URI: 
       # taz.de -- USA kippt Abtreibungsrecht
       
       > Der Oberste Gerichtshof der USA revidiert nach Jahrzehnten die
       > Grundsatzentscheidung „Roe v. Wade“
       
       Von Eva Oer und Dinah Riese
       
       Der Oberste Gerichtshof der USA hat mit einer wegweisenden Entscheidung das
       liberale Abtreibungsrecht des Landes gekippt. Der mehrheitlich konservativ
       besetzte Supreme Court in Washington machte am Freitag damit den Weg für
       strengere Abtreibungsgesetze frei – bis hin zu kompletten Verboten in
       einzelnen US-Staaten. Damit ist das aktuelle Recht auf Abtreibung in den
       Vereinigten Staaten nach fast einem halben Jahrhundert Geschichte. „Die
       Verfassung gewährt kein Recht auf Abtreibung“, heißt es in der
       Urteilsbegründung.
       
       Die Entscheidung verbietet Schwangerschaftsabbrüche nicht, sondern gibt die
       Entscheidung in die Hände der US-Bundesstaaten.

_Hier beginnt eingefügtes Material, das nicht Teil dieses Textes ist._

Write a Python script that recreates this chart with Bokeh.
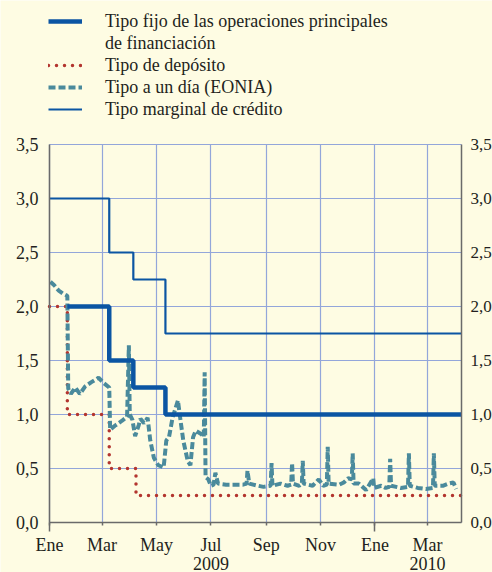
import pandas as pd
from bokeh.plotting import figure
from bokeh.models import (FixedTicker, LinearAxis, Legend, LegendItem, LabelSet,
                          ColumnDataSource, Range1d)
from bokeh.embed import file_html
from bokeh.resources import INLINE

# ---------------- data ----------------
x_start = "2009-01-01"
x_end = "2010-04-08"

tick_dates = ["2009-01-01", "2009-03-01", "2009-05-01", "2009-07-01",
              "2009-09-01", "2009-11-01", "2010-01-01", "2010-03-01"]
tick_labels = ["Ene", "Mar", "May", "Jul", "Sep", "Nov", "Ene", "Mar"]
year_dates = ["2009-01-01", "2010-01-01"]
year_label_dates = ["2009-07-01", "2010-03-01"]
year_labels = ["2009", "2010"]

y_ticks = [0.0, 0.5, 1.0, 1.5, 2.0, 2.5, 3.0, 3.5]
y_tick_labels = ["0,0", "0,5", "1,0", "1,5", "2,0", "2,5", "3,0", "3,5"]

mro_dates = ["2009-01-21", "2009-03-09", "2009-04-05", "2009-05-11", "2010-04-08"]
mro_vals = [2.0, 1.5, 1.25, 1.0, 1.0]

dep_dates = ["2009-01-01", "2009-01-21", "2009-03-09", "2009-04-08", "2010-04-08"]
dep_vals = [2.0, 1.0, 0.5, 0.25, 0.25]

mlf_dates = ["2009-01-01", "2009-03-09", "2009-04-05", "2009-05-11", "2010-04-08"]
mlf_vals = [3.0, 2.5, 2.25, 1.75, 1.75]

eonia_dates = [
    "2009-01-02", "2009-01-06", "2009-01-11", "2009-01-16", "2009-01-21", "2009-01-22",
    "2009-01-25", "2009-01-30", "2009-02-04", "2009-02-10", "2009-02-17", "2009-02-25",
    "2009-03-03", "2009-03-09", "2009-03-10", "2009-03-16", "2009-03-23", "2009-03-29",
    "2009-03-31", "2009-04-01", "2009-04-04", "2009-04-07", "2009-04-11", "2009-04-13",
    "2009-04-17", "2009-04-21", "2009-04-24", "2009-04-28", "2009-05-03", "2009-05-09",
    "2009-05-12", "2009-05-15", "2009-05-19", "2009-05-25", "2009-05-28", "2009-05-31",
    "2009-06-05", "2009-06-08", "2009-06-11", "2009-06-14", "2009-06-20", "2009-06-23",
    "2009-06-24", "2009-06-25", "2009-06-28", "2009-07-01", "2009-07-04", "2009-07-06",
    "2009-07-09", "2009-07-18", "2009-07-27", "2009-08-06", "2009-08-10", "2009-08-11",
    "2009-08-13", "2009-08-23", "2009-08-29", "2009-09-06", "2009-09-07", "2009-09-08",
    "2009-09-17", "2009-09-25", "2009-09-29", "2009-09-30", "2009-10-01", "2009-10-08",
    "2009-10-11", "2009-10-12", "2009-10-13", "2009-10-23", "2009-10-30", "2009-11-04",
    "2009-11-08", "2009-11-09", "2009-11-10", "2009-11-22", "2009-11-27", "2009-12-02",
    "2009-12-06", "2009-12-07", "2009-12-08", "2009-12-14", "2009-12-22", "2009-12-30",
    "2009-12-31", "2010-01-08", "2010-01-13", "2010-01-17", "2010-01-18", "2010-01-19",
    "2010-01-30", "2010-02-07", "2010-02-08", "2010-02-09", "2010-02-18", "2010-02-27",
    "2010-03-07", "2010-03-08", "2010-03-09", "2010-03-18", "2010-03-24", "2010-03-30",
    "2010-04-02",
]
eonia_vals = [
    2.23, 2.20, 2.15, 2.12, 2.10, 1.24,
    1.19, 1.25, 1.19, 1.26, 1.30, 1.34,
    1.29, 1.25, 0.86, 0.90, 0.94, 0.98,
    1.64, 1.00, 0.95, 0.80, 0.90, 0.96,
    0.92, 0.97, 0.76, 0.60, 0.53, 0.51,
    0.76, 0.79, 0.97, 1.13, 0.94, 0.76,
    0.57, 0.53, 0.79, 0.85, 0.82, 0.79,
    1.39, 0.42, 0.40, 0.34, 0.35, 0.46,
    0.36, 0.35, 0.35, 0.35, 0.36, 0.48,
    0.36, 0.34, 0.33, 0.34, 0.55, 0.34,
    0.36, 0.34, 0.35, 0.55, 0.36, 0.34,
    0.36, 0.57, 0.36, 0.34, 0.40, 0.34,
    0.35, 0.70, 0.36, 0.35, 0.37, 0.41,
    0.40, 0.64, 0.36, 0.36, 0.30, 0.41,
    0.32, 0.34, 0.32, 0.33, 0.59, 0.34,
    0.32, 0.33, 0.64, 0.34, 0.32, 0.31,
    0.32, 0.64, 0.34, 0.34, 0.36, 0.37,
    0.31,
]

# ---------------- styles / layout ----------------
BG = "#fefce3"
GRID = "#93a6da"
AXIS = "#6a6a6a"
TXT = "#231f20"
FONT = "Liberation Serif"
FS = "18px"
C_MRO = "#0b55a3"
C_DEP = "#b3352f"
C_EON = "#4a8a9c"

W, H = 492, 572
PLOT_L, PLOT_R, PLOT_T, PLOT_B = 49, 461, 144, 522   # pixel box of the chart area
YEAR_OFFSET = 47                                      # px below the x axis


def ms(d):
    return float(pd.Timestamp(d).value // 10**6)


def to_dt(lst):
    return pd.to_datetime(lst)


xs, xe = ms(x_start), ms(x_end)
ppx = (xe - xs) / (PLOT_R - PLOT_L)
y0, y1 = y_ticks[0], y_ticks[-1]
ppy = (y1 - y0) / (PLOT_B - PLOT_T)

p = figure(width=W, height=H, x_axis_type="datetime",
           x_range=Range1d(xs - PLOT_L * ppx, xe + (W - PLOT_R) * ppx),
           y_range=Range1d(y0 - (H - PLOT_B) * ppy, y1 + PLOT_T * ppy),
           output_backend="svg", toolbar_location=None,
           background_fill_color=BG, border_fill_color=BG,
           min_border_left=0, min_border_right=0,
           min_border_top=0, min_border_bottom=0)
p.outline_line_color = None
p.title.visible = False

# grid (limited to the chart box)
grid_ok = True
try:
    p.xgrid.cross_bounds = (y0, y1)
    p.ygrid.cross_bounds = (xs, xe)
except Exception:
    grid_ok = False

x_ticker = FixedTicker(ticks=[ms(d) for d in tick_dates],
                       minor_ticks=[ms(d) for d in year_dates])
y_ticker = FixedTicker(ticks=y_ticks, minor_ticks=[])

if grid_ok:
    p.xgrid.ticker = x_ticker
    p.ygrid.ticker = y_ticker
    p.xgrid.bounds = (xs, xe)
    p.ygrid.bounds = (y0, y1)
    for g in (p.xgrid[0], p.ygrid[0]):
        g.grid_line_color = GRID
        g.grid_line_width = 1.2
else:
    p.xgrid.visible = False
    p.ygrid.visible = False
    gx = to_dt(tick_dates)
    p.segment(x0=gx, y0=[y0] * len(gx), x1=gx, y1=[y1] * len(gx),
              line_color=GRID, line_width=1.2)
    p.segment(x0=[pd.Timestamp(x_start)] * len(y_ticks), y0=y_ticks,
              x1=[pd.Timestamp(x_end)] * len(y_ticks), y1=y_ticks,
              line_color=GRID, line_width=1.2)

# series
src_dep = ColumnDataSource(dict(x=to_dt(dep_dates), y=dep_vals))
src_eon = ColumnDataSource(dict(x=to_dt(eonia_dates), y=eonia_vals))
src_mlf = ColumnDataSource(dict(x=to_dt(mlf_dates), y=mlf_vals))
src_mro = ColumnDataSource(dict(x=to_dt(mro_dates), y=mro_vals))

r_dep = p.step("x", "y", source=src_dep, mode="after", line_color=C_DEP,
               line_width=3.5, line_dash="0 8", line_cap="round")
r_eon = p.line("x", "y", source=src_eon, line_color=C_EON, line_width=4,
               line_dash="7 3")
r_mlf = p.step("x", "y", source=src_mlf, mode="after", line_color=C_MRO,
               line_width=2.2)
r_mro = p.step("x", "y", source=src_mro, mode="after", line_color=C_MRO,
               line_width=4.5)
r_blank = p.step("x", "y", source=src_mro, mode="after", line_alpha=0)

# x axis
xa = p.xaxis[0]
xa.fixed_location = y0
xa.bounds = (xs, xe)
xa.ticker = x_ticker
xa.major_label_overrides = {ms(d): l for d, l in zip(tick_dates, tick_labels)}
xa.major_tick_out = 3
xa.major_tick_in = 0
xa.minor_tick_out = 9
xa.minor_tick_in = 0
xa.major_label_standoff = 3
xa.axis_line_color = AXIS
xa.axis_line_width = 1.5
xa.major_tick_line_color = AXIS
xa.minor_tick_line_color = AXIS
xa.major_tick_line_width = 1.5
xa.minor_tick_line_width = 1.5
xa.major_label_text_font = FONT
xa.major_label_text_font_size = FS
xa.major_label_text_color = TXT

# left y axis
ya = p.yaxis[0]
ya.fixed_location = xs
ya.bounds = (y0, y1)
ya.ticker = y_ticker
ya.major_label_overrides = {t: l for t, l in zip(y_ticks, y_tick_labels)}
ya.major_tick_out = 0
ya.major_tick_in = 0
ya.minor_tick_out = 0
ya.minor_tick_in = 0
ya.major_label_standoff = 11
ya.axis_line_color = AXIS
ya.axis_line_width = 1.5
ya.major_label_text_font = FONT
ya.major_label_text_font_size = FS
ya.major_label_text_color = TXT

# right y axis
ra = LinearAxis(ticker=y_ticker, fixed_location=xe, bounds=(y0, y1),
                major_label_overrides={t: l for t, l in zip(y_ticks, y_tick_labels)},
                major_tick_out=0, major_tick_in=0, minor_tick_out=0, minor_tick_in=0,
                major_label_standoff=9, axis_line_color=AXIS, axis_line_width=1.5,
                major_label_text_font=FONT, major_label_text_font_size="17px",
                major_label_text_color=TXT)
p.add_layout(ra, "right")

# year labels under the month labels
year_src = ColumnDataSource(dict(x=to_dt(year_label_dates), y=[y0, y0], t=year_labels))
p.add_layout(LabelSet(x="x", y="y", text="t", source=year_src, y_offset=-YEAR_OFFSET,
                      text_align="center", text_baseline="bottom",
                      text_font=FONT, text_font_size=FS, text_color=TXT))

# legend
legend = Legend(items=[
    LegendItem(label="Tipo fijo de las operaciones principales", renderers=[r_mro]),
    LegendItem(label="de financiación", renderers=[r_blank]),
    LegendItem(label="Tipo de depósito", renderers=[r_dep]),
    LegendItem(label="Tipo a un día (EONIA)", renderers=[r_eon]),
    LegendItem(label="Tipo marginal de crédito", renderers=[r_mlf]),
], location=(48, H - 120), glyph_width=34, glyph_height=22, label_height=22,
    label_standoff=23, spacing=0, padding=0, margin=0,
    border_line_color=None, background_fill_alpha=0,
    label_text_font=FONT, label_text_font_size=FS, label_text_color=TXT)
p.add_layout(legend)

open("out.html", "w").write(file_html(p, INLINE))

Allerdings hat fast die
       Hälfte davon seit Langem Gesetze vorbereitet, um den Zugang zu
       Schwangerschaftsabbrüchen einzuschränken oder gar faktisch unmöglich zu
       machen. Das Urteil des Supreme Court ist gravierend, aber nicht
       überraschend. Schon Anfang Mai wurde ein Entwurf des Urteilstextes geleakt,
       der genau das jetzt geschehene befürchten ließ. „Roe war von Anfang an
       ungeheuerlich falsch“, schrieb der Richter Samuel Alito in dem
       durchgestochenen Text. Alito erklärte darin, ein Schwangerschaftsabbruch
       stelle „eine tiefgreifende moralische Frage dar“, und führt aus: „Die
       Verfassung verbietet es den Bürgern der jeweiligen Bundesstaaten nicht,
       die Abtreibung zu regeln oder zu verbieten.
       
       Das Grundsatzurteil „Roe v. Wade“ von 1973 sowie ein weiteres Urteil von
       1992 sichern Schwangeren das verfassungsmäßige Recht auf einen
       Schwangerschaftsabbruch – und zwar bis zu dem Zeitpunkt, ab dem der Fötus
       außerhalb des Körpers lebensfähig wäre. Das ist in etwa ab der 24. Woche
       der Fall. Nach dem Urteil von 1992 dürfen die einzelnen Bundesstaaten
       Abtreibungen nicht unangemessen erschweren.
       
       ## Jahrelange Angriffe aufs Abtreibungsrecht
       
       Mississippi ist der Staat, der den jetzigen Status quo mit einem Vorstoß
       angefochten hatte. In der Vergangenheit hatten Bundesstaaten so etwas immer
       wieder versucht. Doch dieses Mal hatten sich die Umstände geändert: Der
       Supreme Court ist mehrheitlich mit konservativen Richter*innen besetzt.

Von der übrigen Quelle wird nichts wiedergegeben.